• Requirement
Begin at the line that contains "Write a Python", stop after the line that contains "import plotly.graph_objects as go", and reproduce only that span, unaltered.

• Dataset extract

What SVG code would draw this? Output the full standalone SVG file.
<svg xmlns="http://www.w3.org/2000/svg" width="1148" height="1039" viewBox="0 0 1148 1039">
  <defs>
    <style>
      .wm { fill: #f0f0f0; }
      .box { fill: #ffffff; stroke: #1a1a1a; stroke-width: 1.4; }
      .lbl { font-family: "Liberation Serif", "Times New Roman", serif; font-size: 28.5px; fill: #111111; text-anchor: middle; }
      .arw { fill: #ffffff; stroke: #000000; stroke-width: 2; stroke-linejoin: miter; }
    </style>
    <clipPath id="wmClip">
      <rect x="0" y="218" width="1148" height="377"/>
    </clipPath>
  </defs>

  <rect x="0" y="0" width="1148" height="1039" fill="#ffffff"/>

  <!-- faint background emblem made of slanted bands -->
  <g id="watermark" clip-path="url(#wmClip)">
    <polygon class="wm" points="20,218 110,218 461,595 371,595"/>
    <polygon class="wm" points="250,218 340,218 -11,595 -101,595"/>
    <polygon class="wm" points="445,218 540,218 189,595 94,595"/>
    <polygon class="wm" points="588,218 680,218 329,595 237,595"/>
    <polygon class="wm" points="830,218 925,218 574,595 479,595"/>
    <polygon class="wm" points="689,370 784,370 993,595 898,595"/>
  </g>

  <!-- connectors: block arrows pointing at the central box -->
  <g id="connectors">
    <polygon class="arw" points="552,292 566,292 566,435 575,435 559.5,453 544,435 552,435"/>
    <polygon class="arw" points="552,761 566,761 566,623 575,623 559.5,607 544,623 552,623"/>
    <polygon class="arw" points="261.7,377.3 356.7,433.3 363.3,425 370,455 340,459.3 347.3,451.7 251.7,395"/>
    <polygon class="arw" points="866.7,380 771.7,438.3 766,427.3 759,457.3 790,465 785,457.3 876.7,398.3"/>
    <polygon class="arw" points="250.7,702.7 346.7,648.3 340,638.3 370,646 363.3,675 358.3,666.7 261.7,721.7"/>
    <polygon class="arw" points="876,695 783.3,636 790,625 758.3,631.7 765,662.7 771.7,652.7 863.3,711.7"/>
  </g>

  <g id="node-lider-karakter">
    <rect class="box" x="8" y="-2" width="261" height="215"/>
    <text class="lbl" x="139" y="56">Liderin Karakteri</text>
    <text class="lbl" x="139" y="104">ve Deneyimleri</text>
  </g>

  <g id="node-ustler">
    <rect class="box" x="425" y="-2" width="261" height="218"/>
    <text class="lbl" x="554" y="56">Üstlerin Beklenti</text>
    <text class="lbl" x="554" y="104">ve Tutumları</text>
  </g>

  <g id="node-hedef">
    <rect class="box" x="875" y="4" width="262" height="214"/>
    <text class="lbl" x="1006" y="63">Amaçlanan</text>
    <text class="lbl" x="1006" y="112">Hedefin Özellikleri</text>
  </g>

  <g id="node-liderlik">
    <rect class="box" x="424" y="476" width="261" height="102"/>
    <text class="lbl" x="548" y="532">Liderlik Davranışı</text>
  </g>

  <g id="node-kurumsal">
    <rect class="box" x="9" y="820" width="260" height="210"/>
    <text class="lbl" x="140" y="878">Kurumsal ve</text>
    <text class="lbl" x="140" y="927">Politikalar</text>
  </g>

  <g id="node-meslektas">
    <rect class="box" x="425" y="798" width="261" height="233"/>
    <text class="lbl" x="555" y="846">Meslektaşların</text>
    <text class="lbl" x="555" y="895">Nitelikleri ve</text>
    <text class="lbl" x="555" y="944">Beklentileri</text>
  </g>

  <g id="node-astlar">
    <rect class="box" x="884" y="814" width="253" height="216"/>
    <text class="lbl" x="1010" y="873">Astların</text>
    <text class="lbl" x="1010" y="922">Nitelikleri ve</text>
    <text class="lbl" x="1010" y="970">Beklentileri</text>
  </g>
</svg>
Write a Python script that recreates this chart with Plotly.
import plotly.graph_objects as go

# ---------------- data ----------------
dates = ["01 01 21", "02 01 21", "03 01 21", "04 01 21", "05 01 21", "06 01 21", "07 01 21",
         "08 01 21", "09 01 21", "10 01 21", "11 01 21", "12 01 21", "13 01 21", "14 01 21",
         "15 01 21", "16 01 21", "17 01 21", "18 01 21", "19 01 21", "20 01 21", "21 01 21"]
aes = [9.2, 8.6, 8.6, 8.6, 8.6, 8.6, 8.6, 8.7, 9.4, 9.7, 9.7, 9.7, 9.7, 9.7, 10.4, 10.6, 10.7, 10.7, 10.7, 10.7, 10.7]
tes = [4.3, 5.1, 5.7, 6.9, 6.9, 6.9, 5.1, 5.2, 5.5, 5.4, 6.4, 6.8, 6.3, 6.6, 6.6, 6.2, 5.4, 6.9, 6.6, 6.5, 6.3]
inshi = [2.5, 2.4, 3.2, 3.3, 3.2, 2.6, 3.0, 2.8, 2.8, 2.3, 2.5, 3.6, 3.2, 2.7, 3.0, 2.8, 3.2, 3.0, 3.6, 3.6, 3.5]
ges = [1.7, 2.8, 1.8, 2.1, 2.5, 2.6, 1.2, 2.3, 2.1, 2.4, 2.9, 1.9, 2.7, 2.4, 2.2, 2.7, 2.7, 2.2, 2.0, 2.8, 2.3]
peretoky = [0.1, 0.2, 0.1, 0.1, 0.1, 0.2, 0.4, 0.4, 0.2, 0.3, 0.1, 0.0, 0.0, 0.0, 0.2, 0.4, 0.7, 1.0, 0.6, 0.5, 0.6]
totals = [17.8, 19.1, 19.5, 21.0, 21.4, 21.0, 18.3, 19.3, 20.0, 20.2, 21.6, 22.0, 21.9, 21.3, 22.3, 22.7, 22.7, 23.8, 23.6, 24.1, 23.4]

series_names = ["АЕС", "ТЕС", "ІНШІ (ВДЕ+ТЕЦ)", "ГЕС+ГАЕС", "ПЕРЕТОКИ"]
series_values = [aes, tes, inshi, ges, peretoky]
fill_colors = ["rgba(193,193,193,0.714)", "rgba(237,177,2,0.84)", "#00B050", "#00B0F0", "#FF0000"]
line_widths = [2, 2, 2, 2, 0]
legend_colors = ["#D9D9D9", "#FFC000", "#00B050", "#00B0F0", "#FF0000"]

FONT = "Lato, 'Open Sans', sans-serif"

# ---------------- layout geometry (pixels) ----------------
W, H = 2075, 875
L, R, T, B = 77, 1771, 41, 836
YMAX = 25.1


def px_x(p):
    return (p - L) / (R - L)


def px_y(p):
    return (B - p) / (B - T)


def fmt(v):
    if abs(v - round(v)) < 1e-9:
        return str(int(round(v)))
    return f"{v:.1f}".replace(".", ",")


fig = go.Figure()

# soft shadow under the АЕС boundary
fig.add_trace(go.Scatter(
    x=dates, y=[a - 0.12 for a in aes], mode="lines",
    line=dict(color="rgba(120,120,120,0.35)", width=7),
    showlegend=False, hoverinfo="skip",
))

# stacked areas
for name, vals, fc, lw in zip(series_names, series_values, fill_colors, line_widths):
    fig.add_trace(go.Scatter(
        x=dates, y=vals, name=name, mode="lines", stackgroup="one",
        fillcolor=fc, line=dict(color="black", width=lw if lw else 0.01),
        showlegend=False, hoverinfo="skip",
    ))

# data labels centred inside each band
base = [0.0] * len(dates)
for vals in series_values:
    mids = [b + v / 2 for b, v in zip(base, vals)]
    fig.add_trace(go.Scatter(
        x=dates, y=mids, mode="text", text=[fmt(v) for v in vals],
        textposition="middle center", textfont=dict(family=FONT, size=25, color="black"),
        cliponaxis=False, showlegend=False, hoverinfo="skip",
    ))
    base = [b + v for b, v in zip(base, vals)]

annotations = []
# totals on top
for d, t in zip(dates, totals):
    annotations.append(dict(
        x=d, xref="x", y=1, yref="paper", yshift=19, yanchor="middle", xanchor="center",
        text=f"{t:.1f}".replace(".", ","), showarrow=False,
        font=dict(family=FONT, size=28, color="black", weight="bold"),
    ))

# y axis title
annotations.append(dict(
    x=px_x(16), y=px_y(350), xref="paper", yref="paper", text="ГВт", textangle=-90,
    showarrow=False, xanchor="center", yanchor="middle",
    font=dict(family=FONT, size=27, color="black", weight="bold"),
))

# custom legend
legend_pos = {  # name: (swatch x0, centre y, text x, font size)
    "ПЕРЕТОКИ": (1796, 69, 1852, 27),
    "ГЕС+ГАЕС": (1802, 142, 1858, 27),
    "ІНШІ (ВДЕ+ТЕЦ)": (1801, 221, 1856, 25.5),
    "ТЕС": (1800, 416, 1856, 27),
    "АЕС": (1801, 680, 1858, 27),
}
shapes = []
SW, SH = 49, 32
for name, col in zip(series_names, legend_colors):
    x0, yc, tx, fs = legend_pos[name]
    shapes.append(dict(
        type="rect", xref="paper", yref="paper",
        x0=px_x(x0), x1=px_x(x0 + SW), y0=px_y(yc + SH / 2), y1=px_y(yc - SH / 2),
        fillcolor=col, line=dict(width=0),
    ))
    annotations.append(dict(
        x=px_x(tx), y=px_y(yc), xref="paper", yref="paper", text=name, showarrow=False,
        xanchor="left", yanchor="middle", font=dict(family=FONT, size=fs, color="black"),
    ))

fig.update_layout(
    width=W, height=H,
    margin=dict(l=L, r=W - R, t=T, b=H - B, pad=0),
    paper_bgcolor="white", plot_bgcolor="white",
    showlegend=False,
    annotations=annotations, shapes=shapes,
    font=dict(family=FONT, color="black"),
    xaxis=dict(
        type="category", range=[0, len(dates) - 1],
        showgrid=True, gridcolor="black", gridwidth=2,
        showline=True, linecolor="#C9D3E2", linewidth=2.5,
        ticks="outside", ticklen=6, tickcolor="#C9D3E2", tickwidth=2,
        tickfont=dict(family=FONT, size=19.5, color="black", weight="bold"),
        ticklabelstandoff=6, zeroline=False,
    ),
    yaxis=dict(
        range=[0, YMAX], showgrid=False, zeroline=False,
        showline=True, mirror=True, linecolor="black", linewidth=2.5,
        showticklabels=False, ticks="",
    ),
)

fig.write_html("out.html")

• The completed task
Write a Python script that recreates this chart with Plotly.
import plotly.graph_objects as go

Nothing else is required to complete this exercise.